Wander 7.8 miles through canyons, red-rock cathedrals and fluted badlands on this loop in Death Valley National Park from the Golden Canyon parking lot. The first stretch of trail winds between the canyon’s yellow-hued walls, looping under overhangs and over low ledges. At mile 1 take the half-mile spur trail left to Red Cathedral, a pillar-bound outcrop rising straight from the trail in bright varnished sandstone. Return to the trail and head to the first junction at mile 2.8. Go east on the Badlands loop and continue straight through the next intersection to Zabriskie Point. The point has one of the best views in the park, looking down at the sharply eroded Furnace Creek Formation badlands and across the flats to the highlands on the other side. Return down the Zabriskie Point Spur trail to the last junction and go straight, then at the next junction (mile 6.4) go left to reach Gower Gulch. About .3 mile later, reach the last junction and turn right, following the narrowing canyon back down to the parking lot.

Rhyolite Canyon

Chiricahua National Monument, AZ

The unusual rhyolite cliffs that give this canyon its name form the core of the Chiricahua Mountains in southeastern Arizona. This inactive volcanic range is filled with hoodoos, pinnacles and narrow canyons, carved by wind and water over the last 25 million years. Sample a few of these geologic features on the Rhyolite Canyon Trail, a 5.2-mile out-and-back in the heart of the national monument. Start from the visitor center and slowly gain elevation through oak woods, emerging into the upper canyon and pale hoodoos scattered over the hillside. The upper levels of the canyon have views out over the hoodoos and the lower stretch of the canyon.

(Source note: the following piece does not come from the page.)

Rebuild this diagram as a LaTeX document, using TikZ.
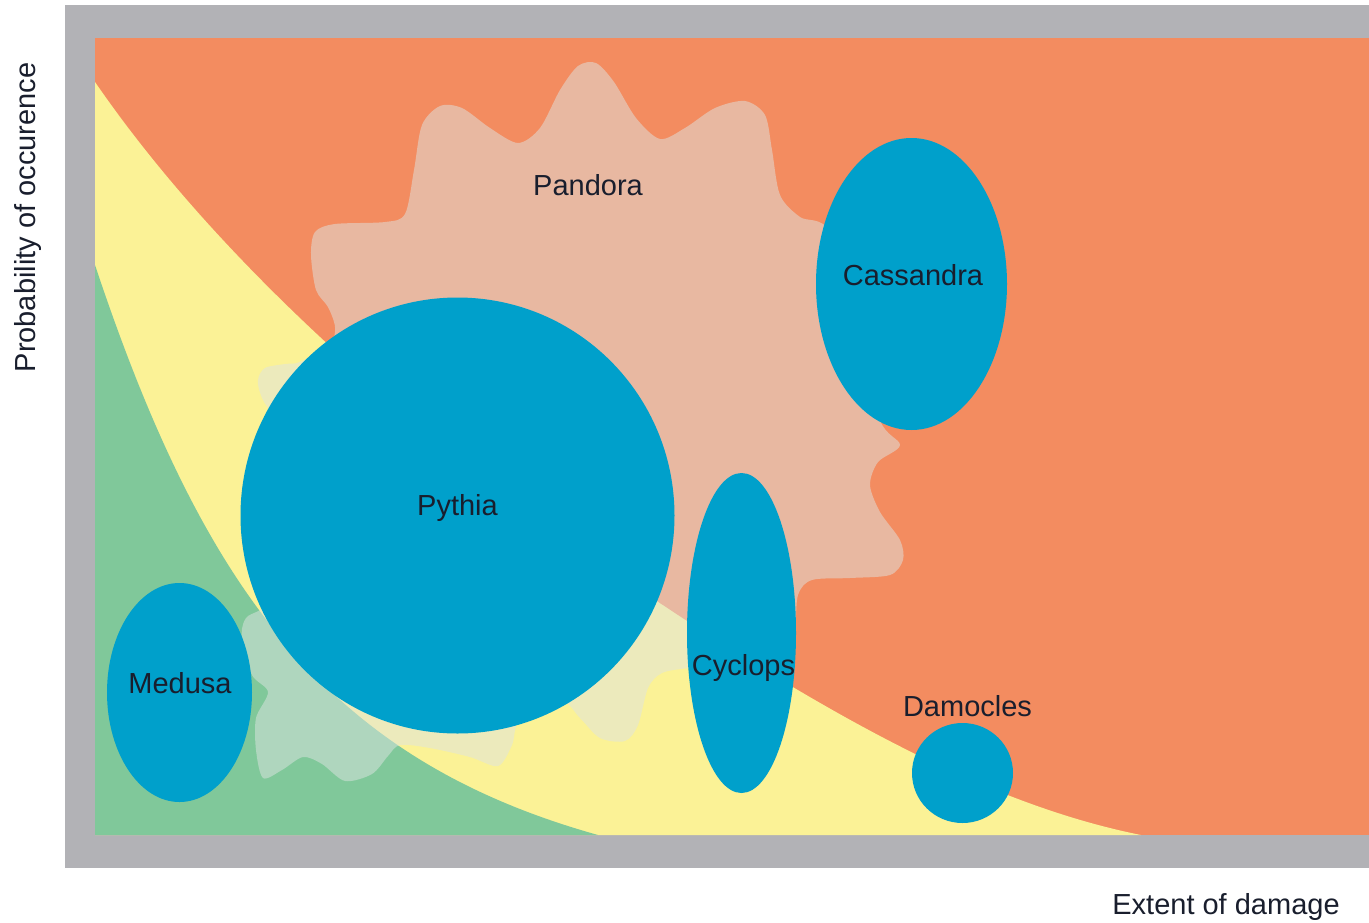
\documentclass[tikz,border=0pt]{standalone}
\usepackage{fontspec}
\setmainfont{Liberation Sans}
\usepackage{tikz}
\usetikzlibrary{shapes.geometric}
\usetikzlibrary{positioning}
\definecolor{framegray}{RGB}{178,178,182}
\definecolor{highrisk}{RGB}{243,140,96}
\definecolor{midrisk}{RGB}{251,242,150}
\definecolor{lowrisk}{RGB}{128,200,154}
\definecolor{riskblue}{RGB}{0,160,203}
\definecolor{veil}{RGB}{222,228,226}
\definecolor{tagtext}{RGB}{25,30,45}
\tikzstyle{risk}=[fill=riskblue,ellipse,inner sep=0pt,draw=none]
\tikzstyle{tag}=[text=tagtext,font=\fontsize{29}{34}\selectfont,inner sep=0pt,anchor=base]

\begin{document}
\begin{tikzpicture}[x=1pt,y=-1pt]
\useasboundingbox (0,0) rectangle (1369,922);
\fill[white] (0,0) rectangle (1369,922);
% frame and the red zone
\fill[framegray] (65,5) rectangle (1369,868);
\fill[highrisk] (95,38) rectangle (1369,835);
% yellow and green zones
\fill[midrisk] (95,82) .. controls (245,300) and (490,493) .. (690,623)
  .. controls (840,720) and (991,805) .. (1141,835) -- (95,835) -- cycle;
\fill[lowrisk] (95,265) .. controls (205,595) and (330,760) .. (598,835)
  -- (95,835) -- cycle;
% Pandora
\fill[veil,opacity=.5] plot[smooth cycle] coordinates {(316,290) (311,255) (315,232) (335,224)
  (385,222) (405,214) (414,170) (422,125) (440,106) (462,108) (490,128) (518,143)
  (540,128) (560,90) (578,66) (596,63) (614,82) (636,118) (660,139) (685,128)
  (715,108) (745,101) (765,115) (772,150) (780,195) (800,217) (830,232) (860,330)
  (880,420) (900,445) (878,462) (870,485) (880,512) (900,540) (903,560) (890,575)
  (850,578) (812,580) (798,595) (790,640) (740,665) (690,668) (662,673) (648,688)
  (638,725) (625,741) (600,738) (580,718) (560,700) (520,720) (512,745) (498,766)
  (470,757) (430,748) (400,745) (388,756) (372,774) (345,781) (322,764) (303,757)
  (282,770) (263,778) (256,750) (256,718) (268,692) (252,675) (242,640) (246,618)
  (275,590) (285,450) (262,398) (258,380) (265,368) (285,364) (300,362) (330,345)
  (335,327) (328,307)};
% blue blobs
\node[risk,minimum width=434pt,minimum height=436pt] (pythia) at (457.5,515.5) {};
\node[risk,minimum width=191pt,minimum height=292pt] (cassandra) at (911.5,284) {};
\node[risk,minimum width=109pt,minimum height=320pt] (cyclops) at (741.5,633) {};
\node[risk,minimum width=145pt,minimum height=219pt] (medusa) at (179.5,692.5) {};
\node[risk,minimum width=101pt,minimum height=100pt] (damocles) at (962.5,773) {};
% labels
\node[tag] (pandoraL) at (588,195) {Pandora};
\node[tag] (pythiaL) at (457.5,515) {Pythia};
\node[tag] (cassandraL) at (913,285) {Cassandra};
\node[tag] (cyclopsL) at (743.5,675) {Cyclops};
\node[tag] (medusaL) at (180,693) {Medusa};
\node[tag,anchor=south,above=6pt of damocles,xshift=5pt] (damoclesL) {Damocles};
\node[tag] (xaxis) at (1226,914) {Extent of damage};
\node[tag,rotate=90] (yaxis) at (35,217.5) {Probability of occurence};
\end{tikzpicture}
\end{document}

The trail gains 1,007 feet on the way to the end of the canyon, where it meets up with the Echo Canyon and Hailstone Trails for those who want to extend their hike.

Bullet Canyon

Bear’s Ears National Monument, UT

Find hidden desert pools and spectacular ruins on this canyon hike. Find the trailhead 1 mile up Forest Road 251 and follow cairns from the rim, down the slickrock, and to the bottom of the wash. (Stay out of the thickets of willows and tamarisk in the center of the wash, following sandy trails farther up the banks.) Around mile 1, you’ll spot the first pueblo, high on the righthand wall of the canyon. The walls grow taller the farther you go. Drop over several pouroffs (or bypass them on marked routes). At mile 2.4, follow cairns to a high route on the right wall to avoid the boulders and stagnant water at the bottom of the canyon, keeping in mind the climb down can be more difficult than the climb up. Near mile 4.6, follow a cairned route to a south-facing alcove and Perfect Kiva, an incredibly well-preserved ruin kept in good condition by the BLM. Perfect Kiva is a good turnaround point for a dayhike; for a multiday trip, link Bullet Canyon with Grand Gulch.

Panorama Trail

Kodachrome Basin State Park, UT

The longest of Kodachrome Basin’s hiking trails winds past several major features of the park to views across the Paria River Valley and afield to Bryce Canyon. Start at the parking area .5 mile past the park entrance station. Cross a sandy ravine to reach the first junction, then head left. After briefly crossing some brushy flats, reach a second junction and head right to Panorama Point. Pass between two red rock buttes to the highest point of the hike and views across to the park to the white cliffs surrounding the Paria River. Retrace your steps to the junction and follow the trail to another intersection, then go left towards a sand pipe and a cliff-ringed basin. Continue straight through the next two junctions to reach Cool Cave, a red-rock chamber beneath a dryfall from a slot canyon. Follow the loop past the cave and then go straight through the last junction, taking a left before mammoth geyser to loop through the Secret Passage slot and past Ballerina Spire before heading back to your car to finish the 6-mile series of loops.

Church Rock Trail

Red Rock Park, NM

Hike through two canyons to a set of sandstone spires on this desert path. Start from the small parking area near the campground and follow signs and cairns across a wash. Cross the canyon to a series of steps carved into the sandstone wall itself, climbing to an intersection with the Pyramid Trail. Bypass the Pyramid Trail and continue on the Church Rock Trail as it enters a box canyon, then follow more cairns along rolling sandstone with views across the canyon to enormous cliffs of striated sandstone and scattered shrubs. At mile 1.5, reach the foot of the namesake rock formation, a set of red and white pillars that tower over the surrounding landscape. Retrace your path back to your car to finish the 3-mile out-and-back.